= Walter S. Wetzel Sr. =

Influential Native American leader (1915–2003)
Walter “Blackie” Wetzel (1915-2003) was an influential Native American leader who served as the President of the National Congress of American Indians and Chairman of the Blackfeet Tribe. He is best known for creating the Native American mascot that was used by the Washington Commanders football team.

== Personal life ==
Wetzel was born near Cut Bank Creek on the Blackfeet Indian Reservation in the U.S. state of Montana. Walter was well known by the nickname “Blackie,” derived from his Indian name (Siks-A-Num) which means “Blackfeet Man” or “Man of the Blackfeet People.” His grandparents included a full-bloodied Blackfeet woman and a steamboat captain.

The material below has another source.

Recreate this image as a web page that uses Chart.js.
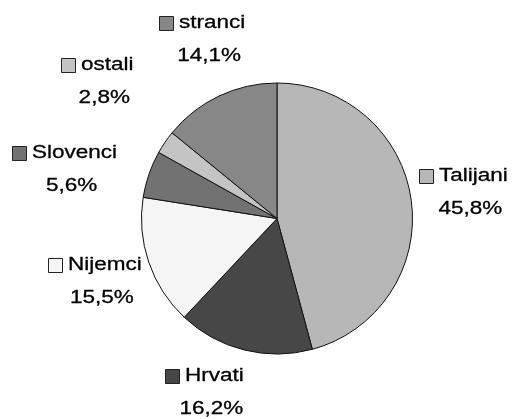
<!DOCTYPE html>
<html>
<head>
<meta charset="utf-8">
<script src="https://cdn.jsdelivr.net/npm/chart.js@4"></script>
<style>
  html, body { margin: 0; padding: 0; background: #fff; }
  #wrap { width: 514px; height: 419px; }
</style>
</head>
<body>
<div id="wrap"><canvas id="grafica" width="514" height="419"></canvas></div>
<script>
// podaci
var kategorije = ['Talijani', 'Hrvati', 'Nijemci', 'Slovenci', 'ostali', 'stranci'];
var postoci = [45.8, 16.2, 15.5, 5.6, 2.8, 14.1];
var oznake = ['45,8%', '16,2%', '15,5%', '5,6%', '2,8%', '14,1%'];

// izgled
var boje = ['#b7b7b7', '#474747', '#f5f5f5', '#727272', '#c4c4c4', '#878787'];
// pomak natpisa od osnovnog polozaja (px)
var pomakNatpisa = [[-2, -1], [-26, -11], [-2, 1], [-32, 13], [-22, -30], [7, -7]];

var natpisi = {
  id: 'natpisi',
  afterDatasetsDraw: function(chart) {
    var ctx = chart.ctx;
    var lukovi = chart.getDatasetMeta(0).data;
    ctx.save();
    ctx.font = '18px "Liberation Sans", Arial, sans-serif';
    ctx.textBaseline = 'middle';
    ctx.lineJoin = 'round';
    var sx = 1.25;

    function pisi(tekst, x, y, poravnanje) {
      ctx.save();
      ctx.translate(x, y);
      ctx.scale(sx, 1);
      ctx.textAlign = poravnanje;
      ctx.fillStyle = '#000';
      ctx.strokeStyle = '#000';
      ctx.lineWidth = 0.3;
      ctx.fillText(tekst, 0, 0);
      ctx.strokeText(tekst, 0, 0);
      ctx.restore();
    }

    lukovi.forEach(function(luk, i) {
      var p = luk.getProps(['x', 'y', 'startAngle', 'endAngle', 'outerRadius'], true);
      var sredina = (p.startAngle + p.endAngle) / 2;
      var d = p.outerRadius + 55;
      var cx = p.x + Math.cos(sredina) * d + pomakNatpisa[i][0];
      var cy = p.y + Math.sin(sredina) * d + pomakNatpisa[i][1];

      var kv = 14, razmak = 6;
      var wTekst = ctx.measureText(kategorije[i]).width * sx;
      var wCijeli = kv + razmak + wTekst;
      var x0 = Math.round(cx - wCijeli / 2);
      var y1 = cy - 16.5, y2 = cy + 16.5;

      // kvadratic legende
      var ky = Math.round(y1 - kv / 2);
      ctx.fillStyle = boje[i];
      ctx.fillRect(x0 + 0.5, ky + 0.5, kv, kv);
      ctx.strokeStyle = '#222';
      ctx.lineWidth = 1;
      ctx.strokeRect(x0 + 0.5, ky + 0.5, kv, kv);

      var tx = x0 + kv + razmak;
      pisi(kategorije[i], tx, y1, 'left');
      pisi(oznake[i], tx + wTekst / 2 - 3, y2, 'center');
    });
    ctx.restore();
  }
};

var ctx = document.getElementById('grafica').getContext('2d');
new Chart(ctx, {
  type: 'pie',
  data: {
    labels: kategorije,
    datasets: [{
      data: postoci,
      backgroundColor: boje,
      borderColor: '#111',
      borderWidth: 1
    }]
  },
  options: {
    responsive: false,
    animation: false,
    layout: { padding: { left: 141, right: 101, top: 82, bottom: 64 } },
    plugins: {
      legend: { display: false },
      tooltip: { enabled: false }
    }
  },
  plugins: [natpisi]
});
</script>
</body>
</html>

== Creation of the Washington Football Team Logo ==
After years of building relationships in Washington, D.C., Blackie worked in 1971 to convince the National Football League’s Washington Redskins team to replace their bland "R" letter with a composite image to honor Native Americans.

Blackie proposed a logo design that was a composite of Native American photographs, which included Blackfeet Chief Two Guns White Calf.

Blackie's family had mixed feelings about the Washington team changing the mascot. Some family members are attempting to get the rights to the image, as they consider it to be Blackie's intellectual property.